County health rankings by the Robert Wood Johnson Foundation show that there is one primary care physician for every 2,623 residents in the county. One county east in St. Johns, there are more than double the ratio of family doctors, one for every 1,067.

The problem goes beyond access. In St. Johns, residents are more likely to seek out information to bolster their health. Even when St. Johns residents do not search for health information, medical professionals say they are at minimum more likely to follow doctors’ orders.

“Being more affluent and educated, you are likely to have better access to information and you are also more likely to want it,” said Joe Gordy, chief executive of Flagler Hospital, which is in St. Johns County.

Jeff Feller, chief executive of WellFlorida Council, a state-designated regional health-care nonprofit organization, described Putnam as part of “the Southern disease belt.”

With 38 percent of its children in poverty and just 31 percent of its population with even some college education, there is little wonder why more than a fifth of Putnam residents are in poor or fair health, double the rate in St. Johns.

Adults also smoke at nearly double the rate they do in St. Johns, and they are far more likely to be obese and far less likely to be physically active, according to rankings developed by the Robert Wood Johnson Foundation.

“It doesn’t take a rocket scientist to figure this out,” Feller said. “You just have to look at the socioeconomic and demographic differences — unemployment, education levels, income between the two counties — to understand what is going on. This is fueled by poor economics and a lack of access to health insurance and health coverage.”

Those differences are compounded by the resource gap separating the two counties. With a healthy tax base that is recovering from the recession, St. Johns officials are in a better position than those in Putnam to address problems as they arise. When St. Johns officials learned of a change in the infant mortality rate, they quickly joined forces with local nonprofit groups to get information out encouraging prenatal care.

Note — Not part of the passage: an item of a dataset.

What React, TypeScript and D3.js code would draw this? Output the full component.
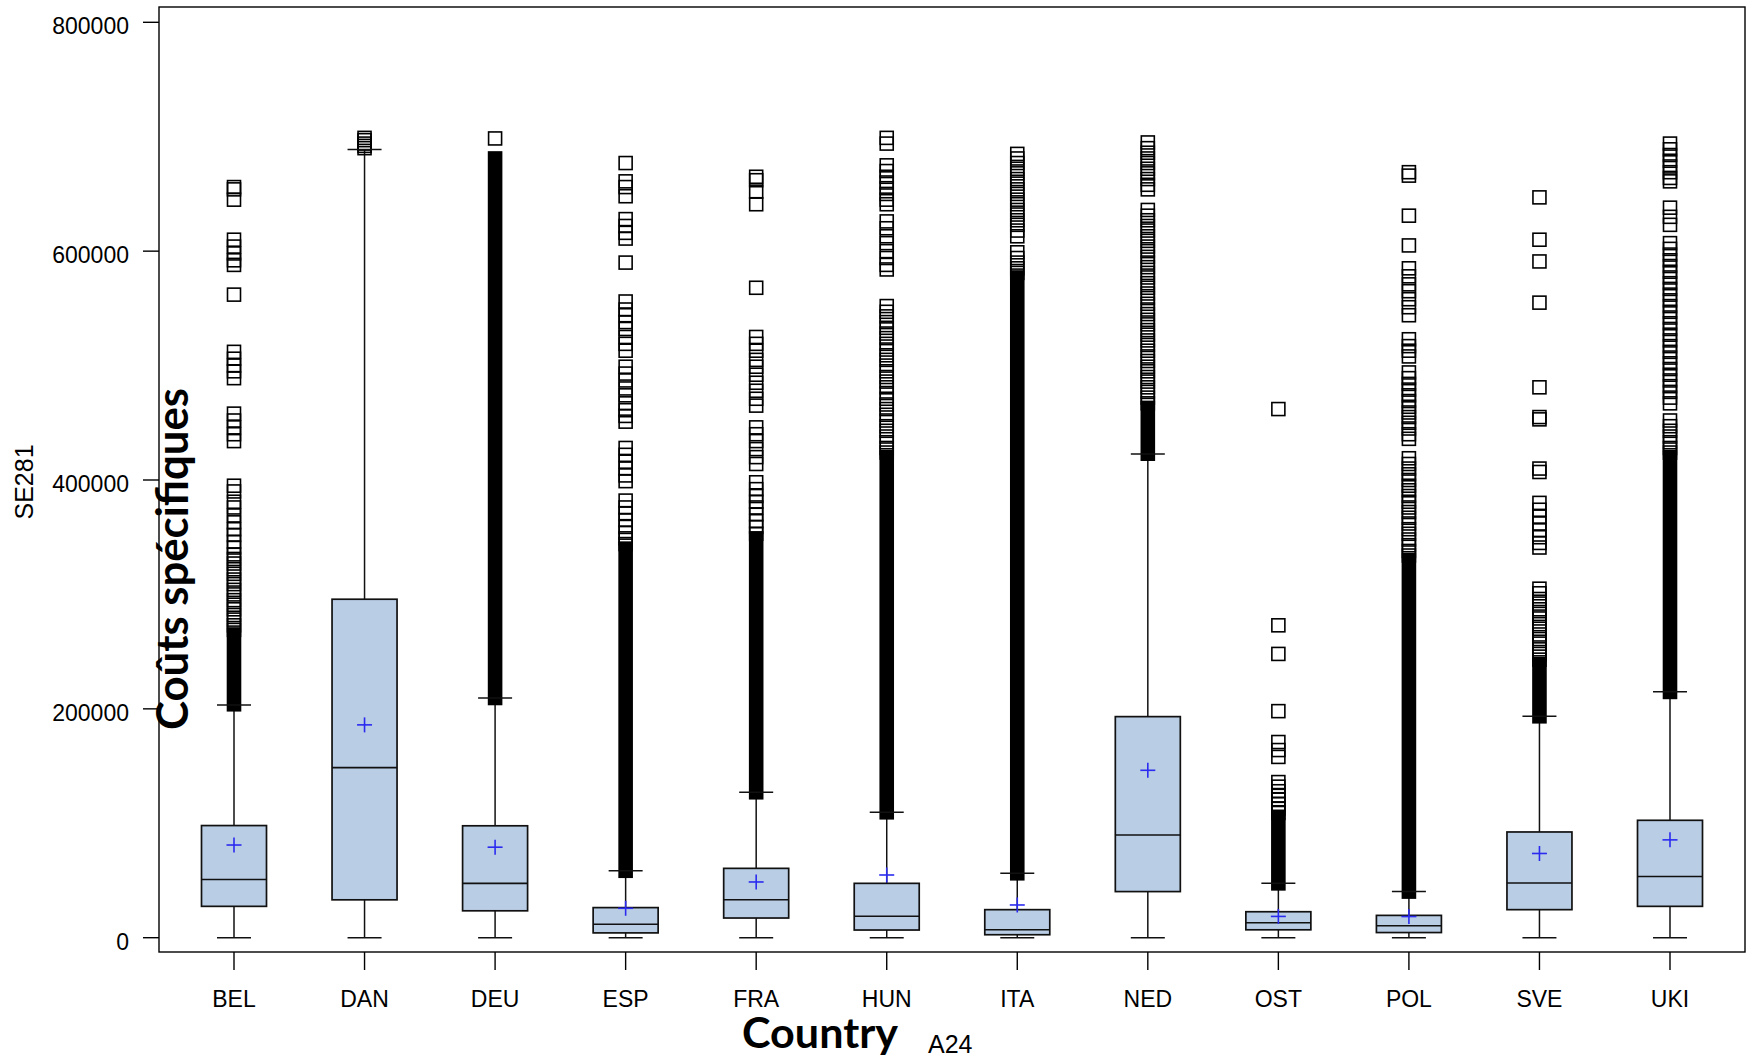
import React from "react";
import * as d3 from "d3";

// country codes (A24)
const countries = ["BEL", "DAN", "DEU", "ESP", "FRA", "HUN", "ITA", "NED", "OST", "POL", "SVE", "UKI"];

// box statistics of SE281 per country
const lowWhisker = [0, 0, 0, 0, 0, 0, 0, 0, 0, 0, 0, 0];
const q1Vals = [27400, 33100, 23500, 4200, 17200, 6700, 2600, 40300, 6900, 4500, 24500, 27400];
const medianVals = [50900, 148600, 47500, 11800, 33200, 18700, 7000, 89800, 13000, 10500, 47800, 53500];
const q3Vals = [98000, 295800, 97800, 26300, 60600, 47500, 24500, 193200, 22700, 19500, 92400, 102600];
const meanVals = [81000, 186000, 79100, 25700, 48700, 54800, 28600, 146300, 18600, 18500, 73600, 85500];
const highWhisker = [203400, 688900, 209500, 58500, 127100, 109600, 56300, 422800, 47500, 40300, 193500, 215000];

// single outliers (squares)
const belOut = [656000, 654000, 645000, 610000, 604000, 598000, 592000, 588000, 562000, 512000, 506000, 500000, 495000,
  489000, 458000, 452000, 446000, 440000, 434000, 395000, 390000, 381000, 376000, 369000, 363000, 357000, 352000, 346000,
  341000, 335000, 331000, 327000, 322000, 318000, 313000, 309000, 304000, 300000, 295000, 291000, 287000, 282000, 278000,
  273000, 269000];
const danOut = [699000, 697000, 694000, 692000, 690000];
const deuOut = [698500];
const espOut = [677000, 661000, 656000, 648000, 628000, 622000, 616000, 611000, 590000, 556000, 549000, 544000, 538000,
  532000, 525000, 519000, 513000, 499000, 493000, 487000, 480000, 474000, 467000, 461000, 456000, 451000, 428000, 422000,
  416000, 410000, 404000, 399000, 382000, 376000, 371000, 365000, 359000, 354000, 349000, 344000];
const fraOut = [665000, 662000, 652000, 641000, 568000, 525000, 519000, 513000, 505000, 499000, 492000, 485000, 478000,
  471000, 465000, 446000, 440000, 434000, 427000, 420000, 414000, 398000, 392000, 386000, 381000, 376000, 370000, 364000,
  359000, 353000];
const hunOut = [699000, 694000, 675000, 670000, 665000, 660000, 655000, 650000, 645000, 641000, 626000, 620000, 613000,
  607000, 600000, 594000, 588000, 584000, 552000, 547000, 543000, 538000, 533000, 528000, 524000, 519000, 514000, 509000,
  505000, 500000, 495000, 490000, 486000, 481000, 476000, 471000, 466000, 462000, 457000, 452000, 447000, 443000, 438000,
  433000, 428000, 424000];
const itaOut = [685000, 681000, 677000, 672000, 668000, 663000, 659000, 654000, 650000, 645000, 641000, 636000, 632000,
  627000, 623000, 618000, 613000, 599000, 594000, 590000, 585000, 581000];
const nedOut = [695000, 690000, 686000, 681000, 677000, 672000, 668000, 663000, 658000, 654000, 636000, 631000, 627000,
  622000, 618000, 613000, 609000, 604000, 600000, 595000, 590000, 586000, 581000, 577000, 572000, 568000, 563000, 559000,
  554000, 549000, 545000, 540000, 536000, 531000, 527000, 522000, 518000, 513000, 508000, 504000, 499000, 495000, 490000,
  486000, 481000, 477000, 472000, 467000];
const ostOut = [462000, 273000, 248000, 198000, 171000, 164000, 158000, 136000, 132000, 128000, 124000, 121000, 117000,
  113000, 109000];
const polOut = [669000, 666000, 631000, 605000, 585000, 578000, 571000, 565000, 558000, 551000, 544000, 523000, 517000,
  513000, 508000, 494000, 489000, 484000, 479000, 474000, 469000, 464000, 459000, 455000, 450000, 445000, 440000, 436000,
  419000, 414000, 410000, 405000, 400000, 395000, 391000, 386000, 381000, 376000, 372000, 367000, 362000, 357000, 353000,
  348000, 343000, 338000, 334000];
const sveOut = [647000, 610000, 591000, 555000, 481000, 455000, 453000, 410000, 407000, 380000, 374000, 368000, 362000,
  356000, 350000, 345000, 341000, 305000, 301000, 296000, 292000, 287000, 283000, 279000, 274000, 270000, 265000, 261000,
  257000, 252000, 248000, 243000];
const ukiOut = [694000, 689000, 684000, 679000, 674000, 669000, 664000, 661000, 638000, 630000, 623000, 607000, 602000,
  597000, 592000, 587000, 582000, 577000, 572000, 567000, 562000, 557000, 552000, 547000, 542000, 537000, 532000, 527000,
  522000, 517000, 512000, 507000, 502000, 497000, 492000, 487000, 482000, 477000, 472000, 467000, 452000, 447000, 443000,
  438000, 433000, 428000, 424000];
const outliers = [belOut, danOut, deuOut, espOut, fraOut, hunOut, itaOut, nedOut, ostOut, polOut, sveOut, ukiOut];

// ranges where outliers are so many that the squares merge into black
const denseRuns: [number, number][][] = [
  [[204000, 265000]], [], [[209500, 681000]], [[58500, 340000]], [[127100, 349000]], [[109600, 420000]],
  [[56300, 577000]], [[423000, 463000]], [[47500, 105000]], [[40300, 330000]], [[193500, 239000]], [[214800, 420000]],
];

const yTicks = [0, 200000, 400000, 600000, 800000];

const W = 1750;
const H = 1057;
const left = 159, right = 1745, top = 7, bottom = 952;
const sans = "'Liberation Sans', Arial, sans-serif";
const titleFont = "Lato, 'Open Sans', sans-serif";

export default function App() {
  const x = d3.scalePoint<string>().domain(countries).range([234, 1670]);
  const y = d3.scaleLinear().domain([0, 800000]).range([937.7, 22.3]);
  const boxW = 65;
  const capW = 34;
  const sq = 13;

  return (
    <svg width={W} height={H} style={{ position: "absolute", left: 0, top: 0, background: "#fff" }}>
      {countries.map((c, i) => {
        const cx = x(c)!;
        return (
          <g key={c}>
            <line x1={cx} x2={cx} y1={y(q3Vals[i])} y2={y(highWhisker[i])} stroke="#111" strokeWidth={1.5} />
            <line x1={cx} x2={cx} y1={y(q1Vals[i])} y2={y(lowWhisker[i])} stroke="#111" strokeWidth={1.5} />
            <line x1={cx - capW / 2} x2={cx + capW / 2} y1={y(lowWhisker[i])} y2={y(lowWhisker[i])} stroke="#111" strokeWidth={1.5} />
            <rect x={cx - boxW / 2} y={y(q3Vals[i])} width={boxW} height={y(q1Vals[i]) - y(q3Vals[i])}
              fill="#b9cde5" stroke="#111" strokeWidth={1.7} />
            <line x1={cx - boxW / 2} x2={cx + boxW / 2} y1={y(medianVals[i])} y2={y(medianVals[i])} stroke="#111" strokeWidth={1.6} />
            {denseRuns[i].map(([lo, hi], k) => (
              <rect key={k} x={cx - sq / 2 - 0.8} y={y(hi) - sq / 2 - 0.8} width={sq + 1.6}
                height={y(lo) - y(hi) + sq + 1.6} fill="#000" />
            ))}
            {outliers[i].map((v, k) => (
              <rect key={k} x={cx - sq / 2} y={y(v) - sq / 2} width={sq} height={sq}
                fill="none" stroke="#000" strokeWidth={1.6} />
            ))}
            <line x1={cx - capW / 2} x2={cx + capW / 2} y1={y(highWhisker[i])} y2={y(highWhisker[i])} stroke="#111" strokeWidth={1.5} />
            <g stroke="#2b2bf0" strokeWidth={1.6}>
              <line x1={cx - 7.5} x2={cx + 7.5} y1={y(meanVals[i])} y2={y(meanVals[i])} />
              <line x1={cx} x2={cx} y1={y(meanVals[i]) - 7.5} y2={y(meanVals[i]) + 7.5} />
            </g>
          </g>
        );
      })}

      <rect x={left} y={top} width={right - left} height={bottom - top} fill="none" stroke="#000" strokeWidth={1.4} />

      {yTicks.map((t) => (
        <g key={t}>
          <line x1={143} x2={left} y1={y(t)} y2={y(t)} stroke="#000" strokeWidth={1.4} />
          <text x={129} y={y(t) + 12} textAnchor="end" fontFamily={sans} fontSize={23} fill="#000">{t}</text>
        </g>
      ))}

      {countries.map((c) => (
        <g key={c}>
          <line x1={x(c)} x2={x(c)} y1={bottom} y2={970} stroke="#000" strokeWidth={1.4} />
          <text x={x(c)} y={1007} textAnchor="middle" fontFamily={sans} fontSize={23} fill="#000">{c}</text>
        </g>
      ))}

      <text transform="translate(33,482) rotate(-90)" textAnchor="middle" fontFamily={sans} fontSize={25} fill="#000">SE281</text>
      <text transform="translate(188,559) rotate(-90)" textAnchor="middle" fontFamily={titleFont} fontWeight="bold"
        fontSize={44} textLength={342} lengthAdjust="spacingAndGlyphs" fill="#000">Coûts spécifiques</text>
      <text x={742} y={1048} fontFamily={titleFont} fontWeight="bold" fontSize={42} textLength={156}
        lengthAdjust="spacingAndGlyphs" fill="#000">Country</text>
      <text x={928} y={1053} fontFamily={sans} fontSize={25} fill="#000">A24</text>
    </svg>
  );
}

Cyndi Stevenson, a member of the St. Johns County commission, said the county has formed similar partnerships to tackle a wide range of problems. The result is a county ranked as one of the healthiest places in Florida. Putnam, meanwhile, is ranked near the bottom.

She added that the county’s relative wealth helps make life not only better for its residents, but also longer. “A good economy does a lot for a family,” Stevenson said.